Ван Гог был прав, когда придавал этому эскизу, довольно наивному, такое принципиальное значение, прокладывая от него путь к своим высшим достижениям, - например, "Ночному кафе". Теперь колорит всех его работ строится на принципе цветовых "оппозиций", в которые вкладываются "первичные" смыслы. Причем диапазон этих смысловых значений все расширяется и обогащается по мере того, как Ван Гог осваивает и упорядочивает эту новую систему.

Конечно, его колорит обладает способностью к цветовым и смысловым модуляциям. Символичность вангоговского цвета имеет особый характер. Она связана с его неповторимым даром колориста, у которого цветовая насыщенность превосходит уровень предмета и преображает его силой возникающих ассоциаций. Когда он в октябре 1888 года вновь возвратится к Сеятелю (F 450, Цюрих, собрание Е.-Ж. Бюрль; F 451, Амстердам, музей Ван Гога), ему уже удастся достигнуть впечатления "ужасной картины", о которой он мечтал в июне. В ней человек, дерево, небо, земля и солнце - основные слагаемые его мироздания - сопоставлены с "японской" простотой, сводящей изображение к некой сжатой космогонической формуле: день, за которым следует неизбежно ночь, жизнь, чреватая смертью. Однако вопреки намерению картина проникнута трагическим фатализмом, все более подымающимся из глубины сознания Ван Гога, чтобы захватить его в последние месяцы жизни.

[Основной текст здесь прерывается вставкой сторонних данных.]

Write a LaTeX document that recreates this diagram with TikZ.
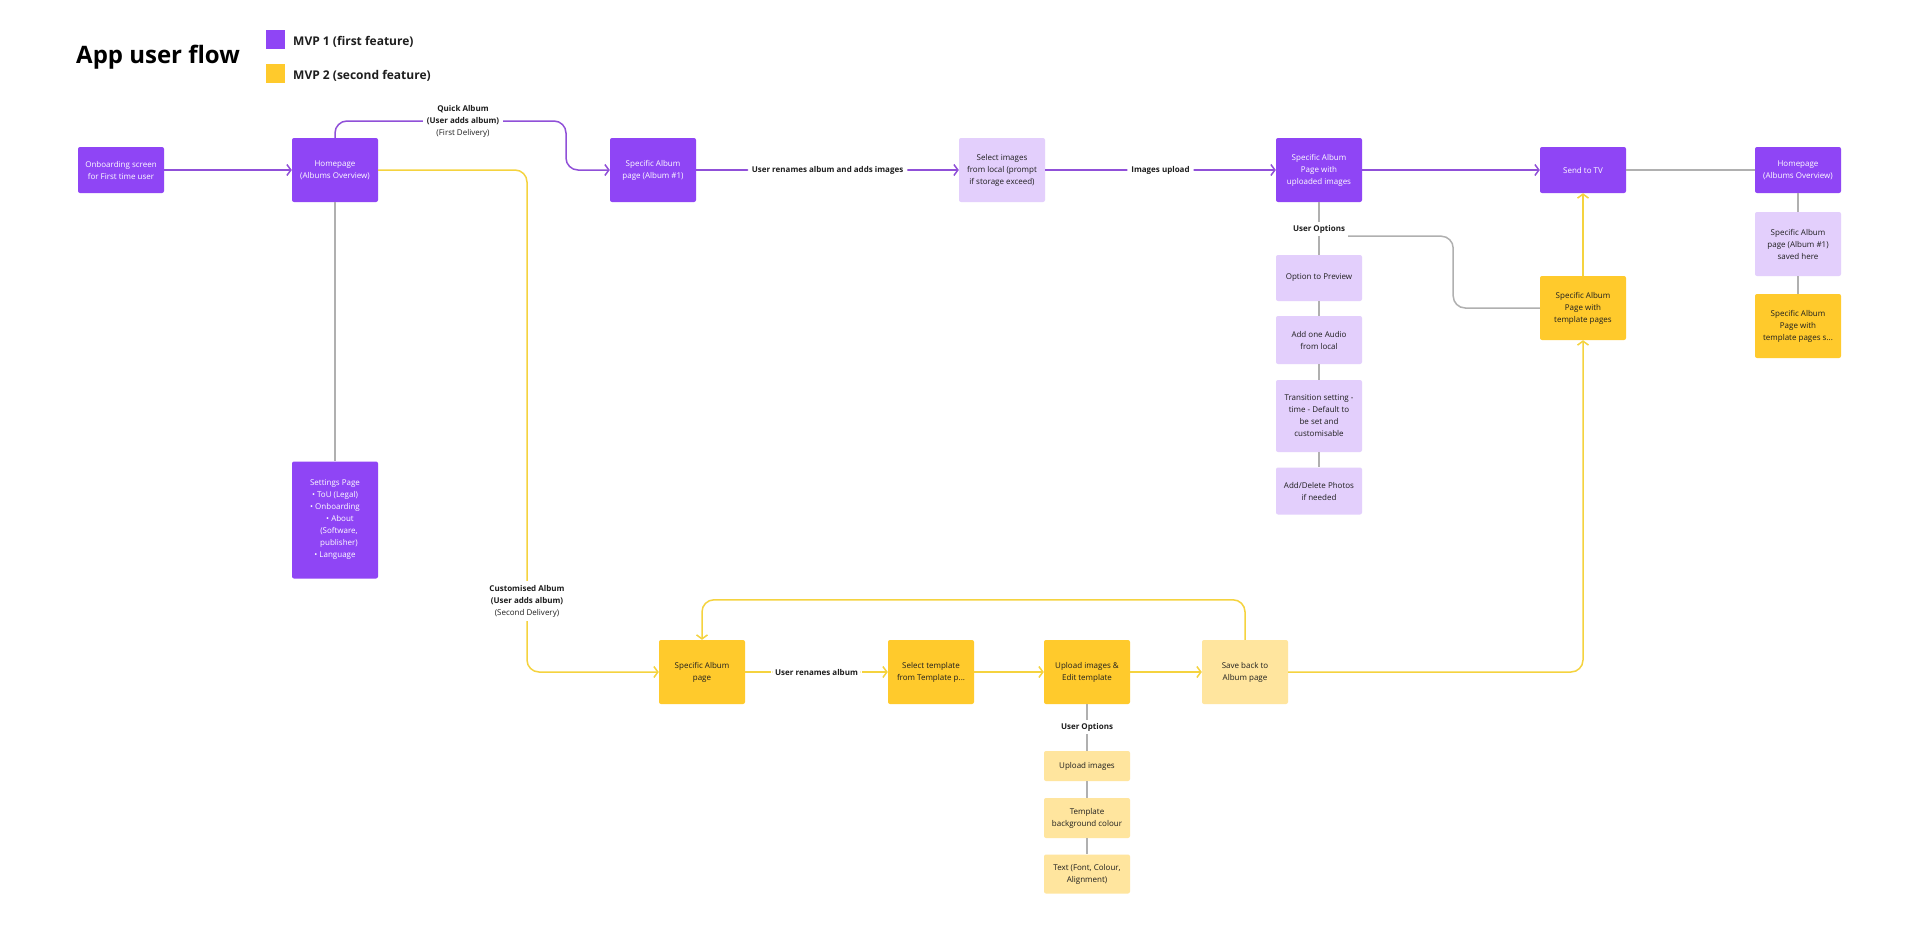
\documentclass[tikz,border=0pt]{standalone}
\usepackage{fontspec}
\setmainfont{Open Sans}
\usetikzlibrary{arrows.meta,calc}
\definecolor{purp}{HTML}{8F45F5}
\definecolor{lpurp}{HTML}{E3CFFC}
\definecolor{yel}{HTML}{FFCA2C}
\definecolor{lyel}{HTML}{FFE59E}
\definecolor{plin}{HTML}{9050D8}
\definecolor{ylin}{HTML}{F5D33F}
\definecolor{glin}{HTML}{B0B0B0}
\definecolor{ink}{HTML}{1E1E1E}
\begin{document}
\begin{tikzpicture}[x=1pt,y=-1pt,
 box/.style={rectangle, rounded corners=2pt, align=center, minimum width=86pt, inner sep=0pt, font=\fontsize{8}{12}\selectfont},
 pbox/.style={box, fill=purp, text=white},
 lpbox/.style={box, fill=lpurp, text=ink},
 ybox/.style={box, fill=yel, text=ink},
 lybox/.style={box, fill=lyel, text=ink},
 lbl/.style={fill=white, font=\fontsize{8}{12}\selectfont\bfseries, text=ink, inner sep=4pt, align=center},
 tip/.style={-{Straight Barb[length=4pt, width=11pt, line width=1.5pt]}},
 parr/.style={draw=plin, line width=1.5pt, tip, rounded corners=12pt},
 yarr/.style={draw=ylin, line width=1.5pt, tip, rounded corners=12pt},
 yline/.style={draw=ylin, line width=1.5pt, rounded corners=12pt},
 gline/.style={draw=glin, line width=1.5pt, rounded corners=12pt},
]
\fill[white] (0,0) rectangle (1920,934);
\useasboundingbox (0,0) rectangle (1920,934);

% title and legend
\node[anchor=west, inner sep=0pt, font=\fontsize{24}{28}\selectfont\bfseries, text=black] (title) at (76,57) {App user flow};
\node[fill=purp, minimum size=19pt, inner sep=0pt] (lg1) at (275.5,40) {};
\node[fill=yel, minimum size=19pt, inner sep=0pt] (lg2) at (275.5,74) {};
\node[anchor=west, inner sep=0pt, font=\fontsize{12}{14}\selectfont\bfseries, text=ink] (lt1) at (293,42) {MVP 1 (first feature)};
\node[anchor=west, inner sep=0pt, font=\fontsize{12}{14}\selectfont\bfseries, text=ink] (lt2) at (293,76) {MVP 2 (second feature)};

% top row
\node[pbox, minimum height=46pt] (onb) at (121,170) {Onboarding screen\\for First time user};
\node[pbox, minimum height=64pt] (home) at (335,170) {Homepage\\(Albums Overview)};
\node[pbox, minimum height=64pt] (sa1) at (653,170) {Specific Album\\page (Album \#1)};
\node[lpbox, minimum height=64pt] (sel) at (1002,170) {Select images\\from local (prompt\\if storage exceed)};
\node[pbox, minimum height=64pt] (upl) at (1319,170) {Specific Album\\Page with\\uploaded images};
\node[pbox, minimum height=46pt] (tv) at (1583,170) {Send to TV};
\node[pbox, minimum height=46pt] (home2) at (1798,170) {Homepage\\(Albums Overview)};
\node[lpbox, minimum height=64pt] (saved) at (1798,244) {Specific Album\\page (Album \#1)\\saved here};
\node[ybox, minimum height=64pt] (tps) at (1798,326) {Specific Album\\Page with\\template pages s...};

% user options column (MVP1)
\node[lbl, inner sep=3pt] (uo1) at (1319,229) {User Options};
\node[lpbox, minimum height=46pt] (prev) at (1319,278) {Option to Preview};
\node[lpbox, minimum height=48pt] (aud) at (1319,340) {Add one Audio\\from local};
\node[lpbox, minimum height=72pt] (trans) at (1319,416) {Transition setting -\\time - Default to\\be set and\\customisable};
\node[lpbox, minimum height=47pt] (adp) at (1319,491) {Add/Delete Photos\\if needed};

\node[ybox, minimum height=64pt] (tmpl) at (1583,308) {Specific Album\\Page with\\template pages};

% settings
\node[pbox, minimum height=117pt] (set) at (335,520) {Settings Page\\\textbullet\ ToU (Legal)\\\textbullet\ Onboarding\\\hspace{10pt}\textbullet\ About\\\hspace{8pt}(Software,\\\hspace{8pt}publisher)\\\textbullet\ Language};

% bottom row
\node[ybox, minimum height=64pt] (ysa) at (702,672) {Specific Album\\page};
\node[ybox, minimum height=64pt] (tsel) at (931,672) {Select template\\from Template p...};
\node[ybox, minimum height=64pt] (uped) at (1087,672) {Upload images \&\\Edit template};
\node[lybox, minimum height=64pt] (save) at (1245,672) {Save back to\\Album page};
\node[lbl, inner sep=3pt] (uo2) at (1087,727) {User Options};
\node[lybox, minimum height=30pt] (upi) at (1087,766) {Upload images};
\node[lybox, minimum height=40pt] (tbg) at (1087,818) {Template\\background colour};
\node[lybox, minimum height=39pt] (txt) at (1087,874) {Text (Font, Colour,\\Alignment)};

% purple connectors
\draw[parr] (onb) -- (home);
\draw[parr] (home.north) |- (566,121) |- (sa1.west);
\node[lbl] (qlbl) at (463,121) {Quick Album\\(User adds album)\\\mdseries(First Delivery)};
\draw[parr] (sa1) -- node[lbl] (l1) {User renames album and adds images} (sel);
\draw[parr] (sel) -- node[lbl] (l2) {Images upload} (upl);
\draw[parr] (upl) -- (tv);

% gray connectors
\draw[gline] (tv) -- (home2);
\draw[gline] (home2) -- (saved);
\draw[gline] (saved) -- (tps);
\draw[gline] (home) -- (set);
\draw[gline] (upl) -- (uo1);
\draw[gline] (uo1) -- (prev);
\draw[gline] (prev) -- (aud);
\draw[gline] (aud) -- (trans);
\draw[gline] (trans) -- (adp);
\draw[gline] (uo1.south east) -- ++(105,0) |- (tmpl.west);
\draw[gline] (uped) -- (uo2);
\draw[gline] (uo2) -- (upi);
\draw[gline] (upi) -- (tbg);
\draw[gline] (tbg) -- (txt);

% yellow connectors
\draw[yarr] (home.east) -| (527,600) |- (ysa.west);
\node[lbl] (clbl) at (527,601) {Customised Album\\(User adds album)\\\mdseries(Second Delivery)};
\draw[yarr] (ysa) -- node[lbl] (l3) {User renames album} (tsel);
\draw[yarr] (tsel) -- (uped);
\draw[yarr] (uped) -- (save);
\draw[yarr] (save.north) -- ++(0,-40) -| (ysa.north);
\draw[yarr] (save.east) -| (tmpl.south);
\draw[yarr] (tmpl.north) -- (tv.south);
\end{tikzpicture}
\end{document}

Соединение Востока и Запада в этом лапидарном образе выражается в насыщении каждого элемента сгущенным смыслом. Человек и дерево, давно уже связавшиеся в сознании Ван Гога как взаимоподставляемые символы превратностей жизни (вспомним парные листы, сделанные в Гааге, - "Скорбь" и "Этюд дерева"), вновь встречаются здесь среди безмолвных полей. Мощная диагональ дерева, осеняющего человека, над головой которого пылает огромное "апокалиптическое" солнце-нимб, утверждает, как это бывает в японской гравюре, передний план. Срез фигуры, сопоставление больших чистоцветных плоскостей, почерпнутые из того же источника, вполне уживаются с нюансированной трактовкой цвета в пейзаже, пронизанном светом в духе импрессионистов.